● TASK TO CARRY OUT: Repeat the material verbatim. Images are excluded from the copy.

● SOURCE EXCERPT:
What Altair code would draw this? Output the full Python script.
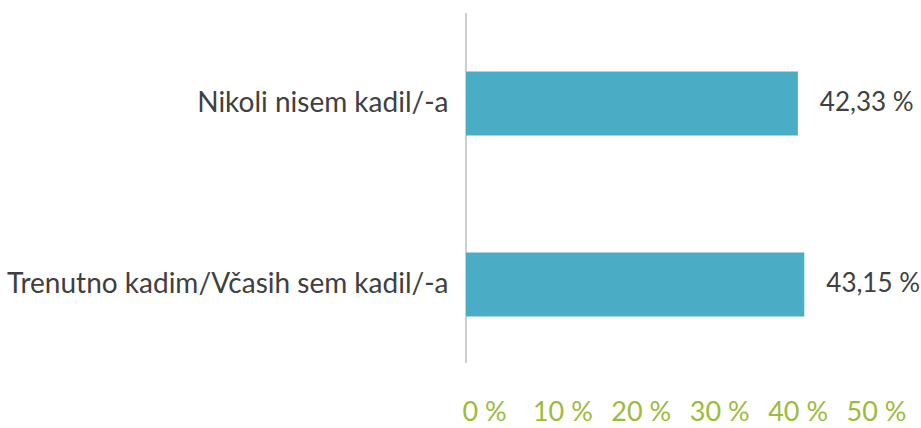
import altair as alt
import pandas as pd

categories = ["Nikoli nisem kadil/-a", "Trenutno kadim/Včasih sem kadil/-a"]
values = [42.33, 43.15]
value_labels = ["42,33 %", "43,15 %"]
x_ticks = [0, 10, 20, 30, 40, 50]

df = pd.DataFrame({"cat": categories, "val": values, "lab": value_labels})

FONT = "Lato"
TXT = "#404040"
FS = 28

x = alt.X("val:Q", scale=alt.Scale(domain=[0, 50], nice=False),
          axis=alt.Axis(values=x_ticks, labelExpr="datum.value + ' %'", title=None,
                        ticks=False, grid=False, domain=False, labelColor="#9BBB3B",
                        labelFontSize=27, labelFont=FONT, labelAlign="center", labelOffset=18,
                        labelPadding=24, labelFlush=False, labelOverlap=False))
y = alt.Y("cat:N", sort=categories,
          axis=alt.Axis(title=None, ticks=False, domain=False, grid=False,
                        labelColor=TXT, labelFontSize=FS, labelFont=FONT, labelPadding=18,
                        labelLimit=600))

bars = alt.Chart(df).mark_bar(size=64, color="#4BACC6").encode(x=x, y=y)
text = alt.Chart(df).mark_text(align="left", dx=22, dy=-1, fontSize=26, font=FONT, color=TXT).encode(
    x="val:Q", y=alt.Y("cat:N", sort=categories), text="lab:N")
rule = alt.Chart(df).mark_rule(color="#BFBFBF", strokeWidth=1).encode(
    x=alt.value(0), y=alt.value(0), y2=alt.value(350))

chart = alt.layer(rule, bars, text).properties(
    width=392, height=362,
    autosize=alt.AutoSizeParams(type="none"),
    padding={"left": 466, "top": 13, "right": 63, "bottom": 53},
).configure_view(stroke=None)

chart.save("out.html", embed_options={"renderer": "svg", "actions": False})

● FINISHED EXERCISE:
What Altair code would draw this? Output the full Python script.
import altair as alt
import pandas as pd

categories = ["Nikoli nisem kadil/-a", "Trenutno kadim/Včasih sem kadil/-a"]
values = [42.33, 43.15]
value_labels = ["42,33 %", "43,15 %"]
x_ticks = [0, 10, 20, 30, 40, 50]

df = pd.DataFrame({"cat": categories, "val": values, "lab": value_labels})

FONT = "Lato"
TXT = "#404040"
FS = 28

x = alt.X("val:Q", scale=alt.Scale(domain=[0, 50], nice=False),
          axis=alt.Axis(values=x_ticks, labelExpr="datum.value + ' %'", title=None,
                        ticks=False, grid=False, domain=False, labelColor="#9BBB3B",
                        labelFontSize=27, labelFont=FONT, labelAlign="center", labelOffset=18,
                        labelPadding=24, labelFlush=False, labelOverlap=False))
y = alt.Y("cat:N", sort=categories,
          axis=alt.Axis(title=None, ticks=False, domain=False, grid=False,
                        labelColor=TXT, labelFontSize=FS, labelFont=FONT, labelPadding=18,
                        labelLimit=600))

bars = alt.Chart(df).mark_bar(size=64, color="#4BACC6").encode(x=x, y=y)
text = alt.Chart(df).mark_text(align="left", dx=22, dy=-1, fontSize=26, font=FONT, color=TXT).encode(
    x="val:Q", y=alt.Y("cat:N", sort=categories), text="lab:N")
rule = alt.Chart(df).mark_rule(color="#BFBFBF", strokeWidth=1).encode(
    x=alt.value(0), y=alt.value(0), y2=alt.value(350))

chart = alt.layer(rule, bars, text).properties(
    width=392, height=362,
    autosize=alt.AutoSizeParams(type="none"),
    padding={"left": 466, "top": 13, "right": 63, "bottom": 53},
).configure_view(stroke=None)

chart.save("out.html", embed_options={"renderer": "svg", "actions": False})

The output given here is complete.